「２ｃｈの人たち」 (nichan no hito tachi)
“People of 2 chan”
I don’t know what impresses me more, the number of serious themes Inuyashiki managed to shove into a single episode, or the spastic fit 4chan must be experiencing right about now. Truthfully this show has amazed me since its inception, but with the turning point reached this episode it has truly started to utilize its subtle complexity and abandon most pretenses of simple black and white. We might have our villain and the hero opposing him, but Inuyashiki is determined to muddy those waters something fierce.
As firmly expected, Hiro ran from the police instead of allowing himself to be captured, a response in line with his personality. The kid may be a sociopath, but until now he’s largely been operating in a safe space devoid of consequences. No one knew who (or what) he was, no one ever confronted him, and his powers seemed to give him the world—combine that with the teenage conception of “nothing bad could ever happen” and it’s chaos incarnate. No wonder Hiro ran first and considered the consequences second, he has never learned any differently. The issue with such impulsive action though is the effect on Hiro’s mother, who I imagine few will think deserved any of what happened to her. This unfortunate turn is just one example of the ubiquitous debate popping up whenever a (mass) murder occurs: to what extent are the parents responsible for the child? Should they bear all responsibility due to their rearing, or is the child solely to blame? Law enshrines several legal ages for this reason (ex. the age of majority), but the court of public opinion as well shown cares little for such technicalities. If the pitchfork crowd cannot find the intended target, they procure a scapegoat, and that very often (and wrongly) is the suspect’s parents.

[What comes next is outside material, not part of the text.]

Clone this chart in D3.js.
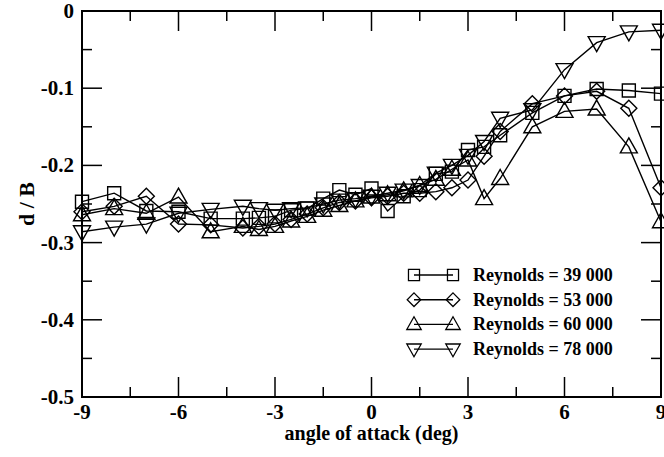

While Hiro undoubtedly brought this fate down upon himself, it does not excuse the actions of the pitchfork crowd. Inuyashiki deserves some kudos for featuring this aspect, it’s not often any show is willing to give a nod to 2/4chan culture, let alone critically. These communities have done plenty of good (particularly identifying animal abusers), but Inuyashiki shows how rapidly and how permanently their quintessential tools of doxing and mass media can ruin someone’s life. Give an eager sleuth 20 minutes and an internet connection and he’ll find out more about you than you knew possible and post it on more sites than you knew existed. Inuyashiki may be playing up the example (and Hiro’s victimhood) out a little too heavily considering previous episodes, but it does not take away from the impact such people and communities are shown to have on notable events. As Inuyashiki indicates, blame is not easy to assign when hundreds—if not thousands—of people can spontaneously influence how an event plays out or the fate of specific actors. No one Hiro killed this week deserved to die, but they sure as hell did not deserve getting off scot-free either. There is no easy answer to this conundrum, but showing that the villain isn’t always obvious is a good first step to properly plumbing the depths. No matter how Inuyashiki ends, it’s already got a place in my heart for the questions it tackles.
Considering Hiro’s “awakening”, however, I imagine the next big shift will be with Ichiro. Our lovable grandpa may be saving lives and providing choice comic relief, but that showdown with Hiro is looming and we need a reason for him to actively pursue the kid. I’m not saying Inuyashiki family murder is in the cards anytime soon, but I’m hard pressed to think of a more obvious target. Doubly so if eldest daughter wound up posting naughty things about Hiro. There’s a surprising number of ways left for Inuyashiki’s story to unfold and I honestly have no idea which one is more likely. Who knew Thursdays would wind up being my favourite day this season.